Even after I’d finished the main story, rare lore notes and random companion banter gave colour and life to my time in Diablo III. Even once those things finally started to run out, slaying monsters with Eirena and Kormac felt like visiting old friends. Characters worth loving and a world worth exploring are as essential for keeping me playing as are gear upgrades and paragon levels.
I’m sure a lot of people are rushing to the comments to tell me that no one cares about story in OARPGs, that the stories are terrible, that endgame is the real game, and so forth, and I don’t deny those are common sentiments. But if that’s the case, why give these things story campaigns in the first place?
The current paradigm of paying lip service to story fans while dumping most resources into endgame feels like the worst of all worlds. The people who don’t care about story still have to slog through the campaign, and those of us who do care about the RPG aspect get treated as an afterthought. If the gear grind is really the only part of these games that matters, just make a game where that’s all there is.
I have some other issues with current trends in the OARPG sector, as well. The backlash to Diablo III‘s build system seems to have built a genre where complexity is confused for genuine depth. I weary of massive skill trees where only a tiny minority of choices actually impact how my character plays in a meaningful way. I want something where every choice is fun and exciting — oh, how I miss Magic Legends. But that’s a problem I’d be willing to get over if a game otherwise appealed to me.

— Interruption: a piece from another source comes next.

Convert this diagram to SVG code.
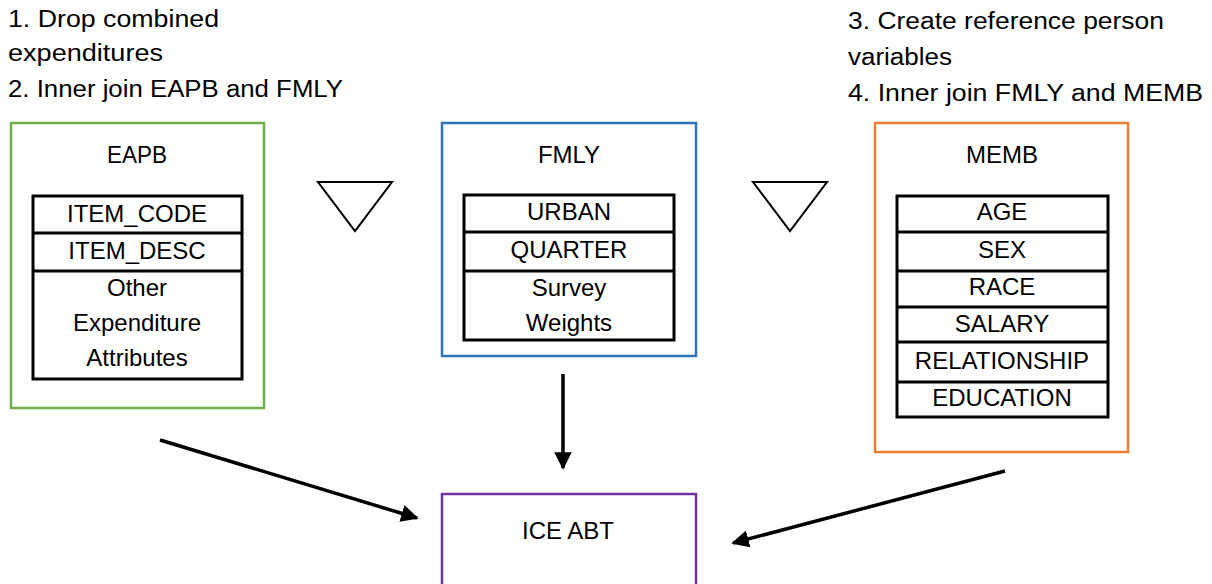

I am willing to acknowledge that I may be the weird one here. It’s possible that no one else cares about these issues. My suspicion is that people like me — who mostly play the campaigns and then only play endgame sporadically if at all — are actually the majority, but that the minority who focus fully on endgame dominate the community narrative and spend the most money on micro-transactions.
Of course, that may be a distinction without a difference. If the endgamers are where the money is, then that’s where developers are going to focus, regardless of whether they’re a minority or not.
The one thing I will say is that this feels like a new phenomenon. I never had these problems with the ARPGs and OARPGs of yesteryear. Seasonal and non-seasonal play, as well as endgame grinds and rich story campaigns, are things that co-existed happily for many years across many games. I don’t know why that balance got broken, but I hope a game comes along that can restore it, and soon. I really want to sink my teeth into a new OARPG, but the current crop just don’t seem to be made for players like me.